COMPOSERS: Dimitri Shostakovich
LABELS: BIS SACD
ALBUM TITLE: Shostakovich Symphonies Nos 1-3
WORKS: Symphonies Nos 1-3
PERFORMER: Netherlands Radio Choir; Netherlands Philharmonic/Mark Wigglesworth
CATALOGUE NO: BISSACD1603
Shostakovich’s quirky First Symphony was written as his graduation piece and remains a remarkable achievement for someone who completed its orchestration only two months short of his 19th birthday. Even so, I don’t recall being gripped quite as much by this work as in this present recording by Mark Wigglesworth and his Netherlands forces. Their relish in the Symphony’s vibrant kaleidoscope of characters and colours, all caught in a fine recording, hold your attention – even throughout passages that sound less than inspired in other hands. Wigglesworth and his musicians are alive to every inflection: for a good idea of the performance’s qualities try the first movement, from the comically sinister Wozzeck-like theme which first sidles onto the stage, to the suave secondary flute theme. Throughout, we can hear not only the obvious influence of Stravinsky’s Petrushka, but also the urbane harmonies that recall both Les six (Honegger in particular) and Martin. In other words, this Symphony is a very cosmopolitan work, predating both Socialist Realism and Shostakovich’s discovery of Musorgsky and his own ‘Russianness’. I have returned to this performance several times with great pleasure.
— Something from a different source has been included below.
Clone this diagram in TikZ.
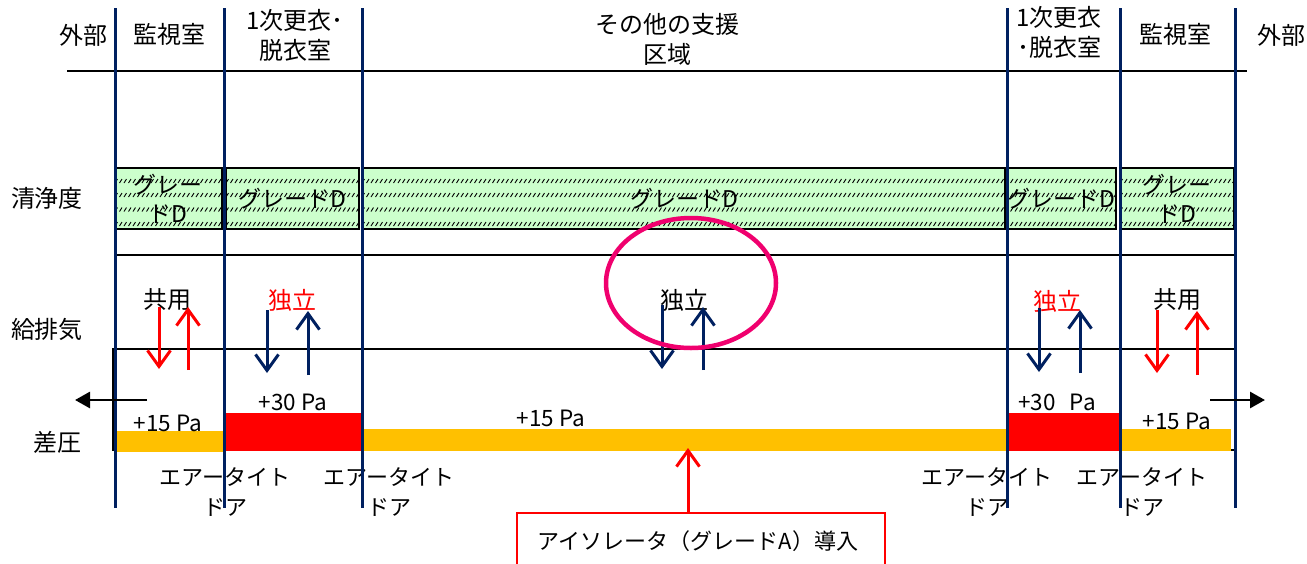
\documentclass[tikz,border=0pt]{standalone}
\usepackage{fontspec}
\setmainfont{Noto Sans CJK JP}
\usetikzlibrary{arrows.meta,shapes.geometric}
\definecolor{navy}{HTML}{002060}
\definecolor{orangebar}{HTML}{FFC000}
\definecolor{gfill}{HTML}{CCFFCC}
\definecolor{ring}{RGB}{240,0,110}
\begin{document}
\begin{tikzpicture}[x=1pt,y=-1pt,
  lab/.style={font=\fontsize{24}{30}\selectfont, inner sep=0pt, align=center},
  door/.style={font=\fontsize{22}{30}\selectfont, inner sep=0pt, align=center},
  pa/.style={font=\fontsize{22.5}{24}\selectfont, inner sep=0pt},
  gtext/.style={font=\fontsize{23}{29}\selectfont, inner sep=0pt, align=center},
  gborder/.style={draw=black, line width=2.2pt},
  hatch/.style={black, line width=0.9pt},
  navyline/.style={navy, line width=3pt},
  rule/.style={black, line width=2.8pt},
  flow/.style={line width=3pt, -{Straight Barb[length=16pt,width=23pt]}},
  bigarrow/.style={black, line width=2.8pt, -{Triangle[length=15pt,width=16pt]}}
]
\useasboundingbox (0,0) rectangle (1307,563);

% top rule
\coordinate (tl) at (67,71); \coordinate (tr) at (1247,71);
\draw[rule] (tl) -- (tr);
% air section rules
\coordinate (al) at (115,255); \coordinate (ar) at (1235,255);
\draw[rule] (al) -- (ar);
\coordinate (bl) at (113,349); \coordinate (br) at (1235,450);
\draw[rule] (bl) rectangle (br);

% grade boxes
\foreach \l/\r in {115/222, 226/359, 362/1005, 1006/1116, 1120/1234} {
  \fill[gfill] (\l,168) rectangle (\r,229);
  \pgfmathsetmacro\xs{\l+4.5}
  \begin{scope}
    \clip (\l,168) rectangle (\r,229);
    \foreach \y in {181,195,209.5,224} {
      \draw[hatch] \foreach \x in {\l,\xs,...,\r} {(\x,\y+2) -- ++(2.5,-4)};
    }
  \end{scope}
  \draw[gborder] (\l,168) rectangle (\r,229);
}
\node[gtext] (g1) at (168,199) {グレー\\ドD};
\node[gtext] (g2) at (292,199) {グレードD};
\node[gtext] (g3) at (684,199) {グレードD};
\node[gtext] (g4) at (1061,199) {グレードD};
\node[gtext] (g5) at (1177,199) {グレー\\ドD};

% pressure bars
\fill[orangebar] (115,431) rectangle (224,452);
\fill[red] (224,413) rectangle (362,451);
\fill[orangebar] (362,429) rectangle (1007,451);
\fill[red] (1007,413) rectangle (1121,451);
\fill[orangebar] (1121,429) rectangle (1231,451);

% header labels
\node[lab] (h1) at (83,35) {外部};
\node[lab] (h2) at (169,34) {監視室};
\node[lab] (h3) at (295,35) {1次更衣･\\脱衣室};
\node[lab] (h4) at (667,39) {その他の支援\\区域};
\node[lab] (h5) at (1059,32) {1次更衣\\･脱衣室};
\node[lab] (h6) at (1175,34) {監視室};
\node[lab] (h7) at (1281,35) {外部};

% row labels
\node[lab] (r1) at (47,198) {清浄度};
\node[lab] (r2) at (47,329) {給排気};
\node[lab] (r3) at (58,442) {差圧};

% air labels
\node[lab] (k1) at (167,300) {共用};
\node[lab, text=red] (k2) at (292,300) {独立};
\node[lab] (k3) at (684,300) {独立};
\node[lab, text=red] (k4) at (1057,301) {独立};
\node[lab] (k5) at (1177,300) {共用};

% pressure labels
\node[pa] (p1) at (168,423) {+15 Pa};
\node[pa] (p2) at (293,402) {+30 Pa};
\node[pa] (p3) at (551,418) {+15 Pa};
\node[pa] (p4) at (1057,402) {+30\hspace{14pt}Pa};
\node[pa] (p5) at (1177,421) {+15 Pa};

% door labels
\node[door] (d1) at (225,492) {エアータイト\\ドア};
\node[door] (d2) at (389,492) {エアータイト\\ドア};
\node[door] (d3) at (987,492) {エアータイト\\ドア};
\node[door] (d4) at (1142,492) {エアータイト\\ドア};

% vertical navy lines
\foreach \x in {115,224,362,1007,1120,1235} {
  \coordinate (v\x a) at (\x,8); \coordinate (v\x b) at (\x,508);
  \draw[navyline] (v\x a) -- (v\x b);
}

% supply/exhaust arrows
\foreach \n/\x/\ya/\yb/\c in {
  a1/159/307/369/red, a2/188/370/307/red,
  a3/267/310/373/navy, a4/308/375/311/navy,
  a5/662/305/369/navy, a6/703/370/307/navy,
  a7/1039/308/372/navy, a8/1080/373/310/navy,
  a9/1157/310/373/red, a10/1197/375/311/red} {
  \coordinate (\n s) at (\x,\ya); \coordinate (\n e) at (\x,\yb);
  \draw[flow, \c] (\n s) -- (\n e);
}

% outside arrows
\coordinate (la) at (147,400); \coordinate (lb) at (75,400);
\draw[bigarrow] (la) -- (lb);
\coordinate (ra) at (1210,400); \coordinate (rb) at (1265,400);
\draw[bigarrow] (ra) -- (rb);

% ring
\node[draw=ring, line width=4.5pt, ellipse, minimum width=170pt, minimum height=130pt, inner sep=0pt] (ring) at (691,283) {};

% isolator box
\node[door] (iso) at (698,541) {アイソレータ（グレードA）導入};
\coordinate (isoA) at (517,566); \coordinate (isoB) at (517,513);
\coordinate (isoC) at (885,513); \coordinate (isoD) at (885,566);
\draw[red, line width=2pt] (isoA) -- (isoB) -- (isoC) -- (isoD);
\coordinate (isotop) at (688,513); \coordinate (bar) at (688,448);
\draw[flow, red] (isotop) -- (bar);
\end{tikzpicture}
\end{document}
The following two Symphonies which generously fill this disc, composed in the approved revolutionary and ‘democratic’ (uplifting choral finale) Soviet style of the 1920s, are less inspired though at times wildly experimental. Be warned that the dynamic contrasts are fairly extreme, so if you turn up the volume to hear the Second Symphony’s almost inaudible opening you will be fairly blasted by its final peroration.